DK: There are a ton of services and subscriptions targeted at budding businesses. Keep an eye on your subscription costs because they creep up quickly.

Hubspot CRM has been fantastic for our business, and you get a lot of functionality in the free version (there’s a steep price jump for more functionality though). For managing relationships, following up on leads, delegating tasks, and tracking measurable metrics has proven fantastic. My desk is still littered with Post-it notes of things to remember, but Hubspot has helped me manage a lot of it. It’s also where I was introduced to inbound marketing, and they practice what they preach. It’s a fantastic and universal tool for any business. I highly recommend it.

G-suite from Google also works great. Many people are familiar with Gmail now, and the business pricing is still pretty competitive and full-featured. I haven't found anything better and we’re always looking.

Amazon Web Services is great for hosting your website. If you’re a little technically inclined, you can get a WordPress site launched for free for a year and only $3/month after. 

TA: Our region is beginning to offer more and more entrepreneurial resources, but navigating all of them while nurturing the seed of an idea can be daunting. Looking back on what you have experienced over the last couple of years, are there any entrepreneur support organizations or other groups who helped contributed a positive impact for your journey? 

DK: The human side of business is the most interesting and meaningful for me, and in my case that was having a support system of like-minded people. I found that at Little Space Studio. I knew that I wanted to have my own business, but didn't think it would be possible until I was in my 40s at the earliest. The community there helped me see that it was possible now and encouraged me every step of the way. They were also an invaluable resource when if came time to seeing how things are done on the other side of the employee/owner relationship.

It’s important to surround yourself with the right kind of people and influences. When you see every day what business owners are doing and how they’re doing it, you can pick things up extremely fast and learn from their experience.
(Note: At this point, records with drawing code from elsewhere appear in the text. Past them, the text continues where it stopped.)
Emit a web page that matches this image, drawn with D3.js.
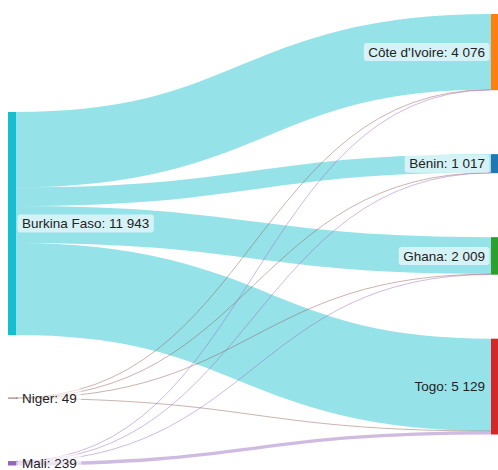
<!DOCTYPE html>
<html>
<head>
<meta charset="utf-8">
<script src="https://cdn.jsdelivr.net/npm/d3@7"></script>
<style>
  html, body { margin: 0; padding: 0; background: #fff; }
  svg { display: block; }
</style>
</head>
<body>
<svg id="chart" width="498" height="470"></svg>
<script>
// ---- Data ----
const sources = ["Burkina Faso", "Niger", "Mali"];
const targets = ["Côte d'Ivoire", "Bénin", "Ghana", "Togo"];
// flows: rows = sources, columns = targets
const flowBurkina = [4042, 989, 1975, 4937];
const flowNiger   = [12, 11, 14, 12];
const flowMali    = [22, 17, 20, 180];
const flows = [flowBurkina, flowNiger, flowMali];

const sourceColors = ["#17becf", "#8c564b", "#9467bd"];
const targetColors = ["#ff7f0e", "#1f77b4", "#2ca02c", "#d62728"];
const noBoxLabels = ["Togo"];

// ---- Layout ----
const W = 498, H = 470;
const nodeWidth = 8;
const xLeft = 8, xRight = 499;
const targetTop = 14, targetBottom = 434.5, targetPad = 64;
const sourceTop = 112, sourcePad = 62.5;

const fmt = d3.formatLocale({decimal: ",", thousands: "\u00a0", grouping: [3], currency: ["", ""]}).format(",d");

const sourceTotals = flows.map(r => d3.sum(r));
const targetTotals = targets.map((t, j) => d3.sum(flows, r => r[j]));
const grand = d3.sum(targetTotals);

const ky = d3.scaleLinear()
  .domain([0, grand])
  .range([0, (targetBottom - targetTop) - (targets.length - 1) * targetPad]);

function stack(names, totals, top, pad, colors, side) {
  let y = top;
  return names.map((name, i) => {
    const n = {name, value: totals[i], y0: y, y1: y + ky(totals[i]), color: colors[i], side};
    y = n.y1 + pad;
    return n;
  });
}
const sNodes = stack(sources, sourceTotals, sourceTop, sourcePad, sourceColors, "left");
const tNodes = stack(targets, targetTotals, targetTop, targetPad, targetColors, "right");
sNodes.forEach(n => { n.x0 = xLeft; n.x1 = xLeft + nodeWidth; });
tNodes.forEach(n => { n.x0 = xRight - nodeWidth; n.x1 = xRight; });

// links
const links = [];
flows.forEach((row, i) => row.forEach((v, j) => {
  links.push({source: sNodes[i], target: tNodes[j], value: v, width: ky(v), si: i, tj: j});
}));
// source-side offsets (ordered by target)
sNodes.forEach((n, i) => {
  let y = n.y0;
  links.filter(l => l.si === i).sort((a, b) => a.tj - b.tj).forEach(l => {
    l.ys = y + l.width / 2; y += l.width;
  });
});
tNodes.forEach((n, j) => {
  let y = n.y0;
  links.filter(l => l.tj === j).sort((a, b) => a.si - b.si).forEach(l => {
    l.yt = y + l.width / 2; y += l.width;
  });
});

const svg = d3.select("#chart");

const linkGen = d3.linkHorizontal()
  .source(d => [d.source.x1, d.ys])
  .target(d => [d.target.x0, d.yt]);

// label boxes that sit under links
const underG = svg.append("g");

svg.append("g")
  .attr("fill", "none")
  .selectAll("path")
  .data(links)
  .join("path")
  .attr("d", linkGen)
  .attr("stroke", d => d.source.color)
  .attr("stroke-opacity", 0.45)
  .attr("stroke-width", d => Math.max(1, d.width));

const allNodes = sNodes.concat(tNodes);
svg.append("g")
  .selectAll("rect")
  .data(allNodes)
  .join("rect")
  .attr("x", d => d.x0)
  .attr("y", d => d.y0)
  .attr("width", d => d.x1 - d.x0)
  .attr("height", d => Math.max(0.9, d.y1 - d.y0))
  .attr("fill", d => d.color);

const labelG = svg.append("g")
  .attr("font-family", "'Liberation Sans', Arial, Helvetica, sans-serif")
  .attr("font-size", "13.5px")
  .attr("fill", "#222");

allNodes.forEach(n => {
  const g = labelG.append("g");
  const x = n.side === "left" ? n.x1 + 6 : n.x0 - 6;
  const y = (n.y0 + n.y1) / 2;
  const t = g.append("text")
    .attr("x", x)
    .attr("y", y)
    .attr("dy", "0.35em")
    .attr("text-anchor", n.side === "left" ? "start" : "end")
    .text(`${n.name}: ${fmt(n.value)}`);
  const bb = t.node().getBBox();
  const target = noBoxLabels.includes(n.name) ? underG : g;
  target.insert("rect", "text")
    .attr("x", bb.x - 4.5)
    .attr("y", y - 9)
    .attr("width", bb.width + 9)
    .attr("height", 18)
    .attr("rx", 3)
    .attr("fill", "#fff")
    .attr("fill-opacity", 0.6);
});
</script>
</body>
</html>
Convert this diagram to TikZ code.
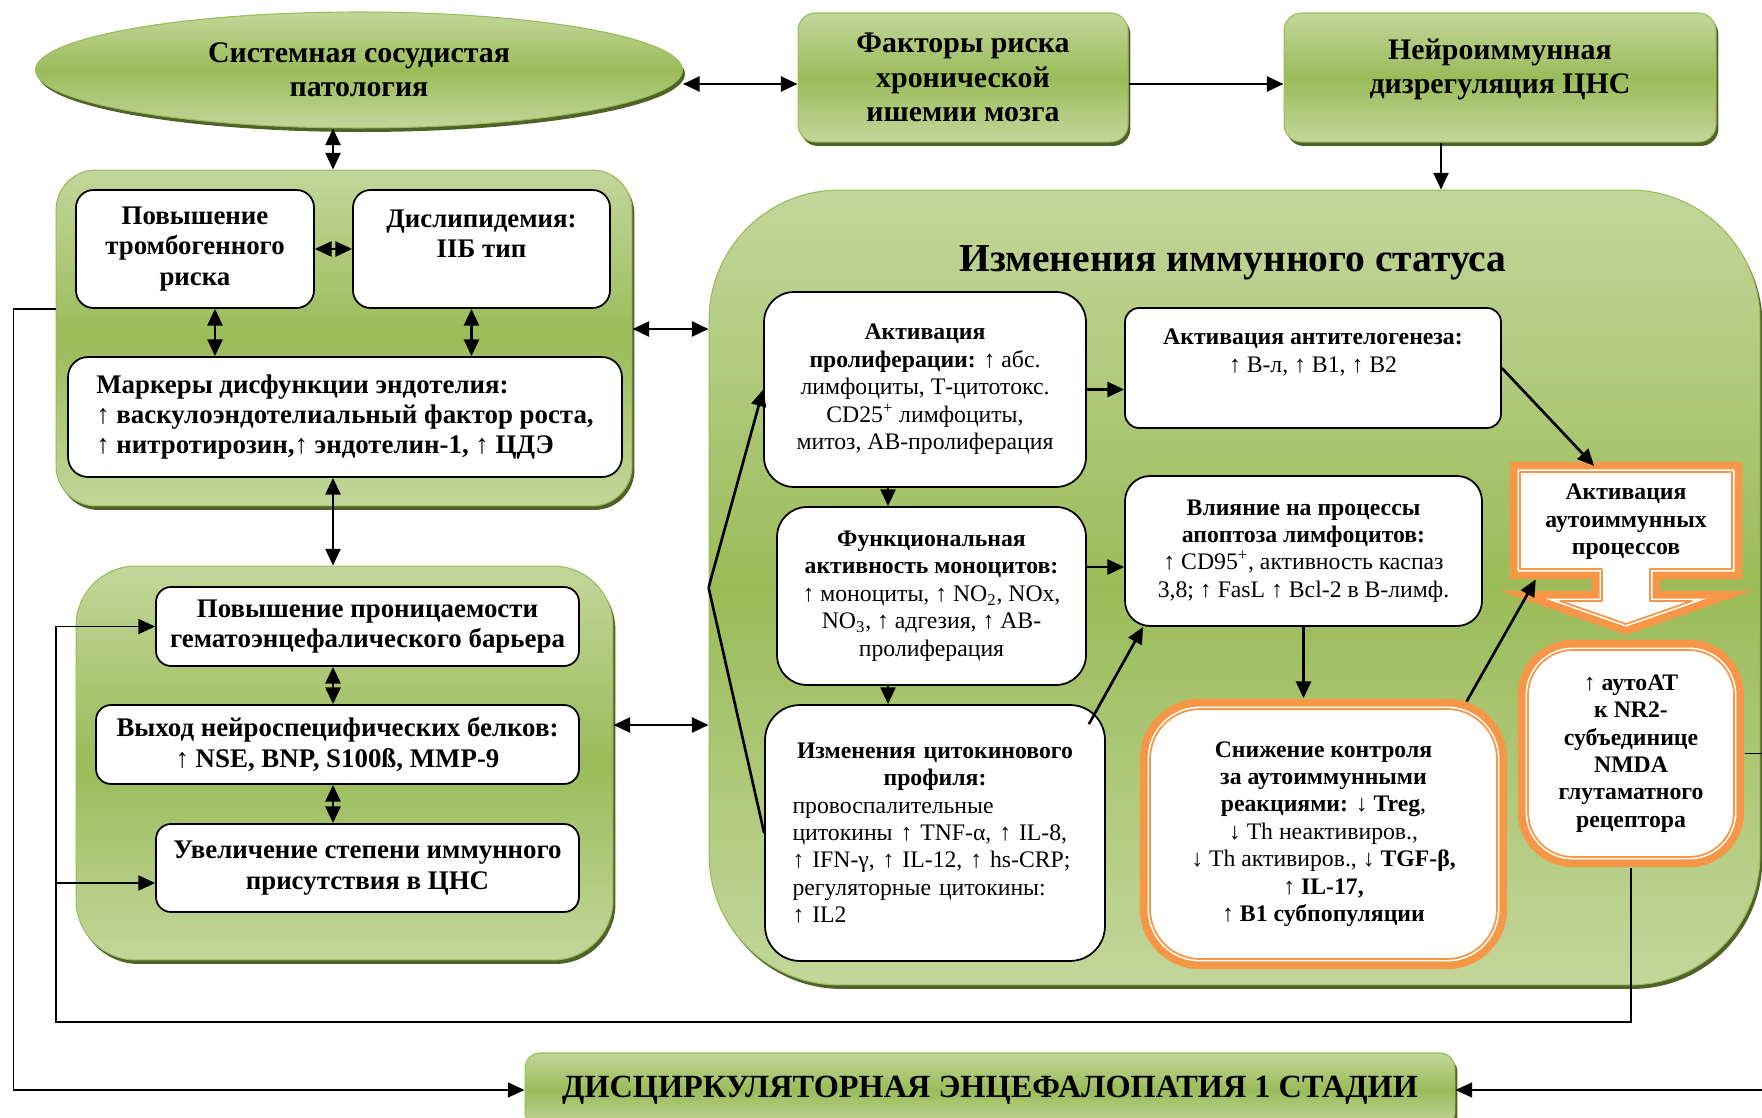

TA: We discussed earlier in our audio interview about how you have found a “home” via Little Space Studio’s Pilot Program. Based on your experience with them, who do you believe would be an ideal candidate to consider the next steps with this newish co-working space for creatives?

DK: To start, I don’t think there’s any wrong candidate. There are several businesses that call Little Space home, but anyone who’s looking for a place to work on anything is welcome and encouraged.

For entrepreneurs trying to grow or explore a new business, my experience has been that the space is geared toward people who are energized by community. The studio is very fluid in terms of layout and workflow and it can mold into what you need it to be. If you need to get a little messy or spread out for the day, this space is perfect. 

It’s also important to note that the Little Space community doesn’t only extend to people using the workspace or growing businesses. The Heartside neighborhood meetings are hosted here: Coffee with Cops, Machine Learning Meetups, Virtual Reality nights, Avenue for the Arts meetings, Intro to Coding, all kinds of incredible initiatives and people come through Little Space Studio.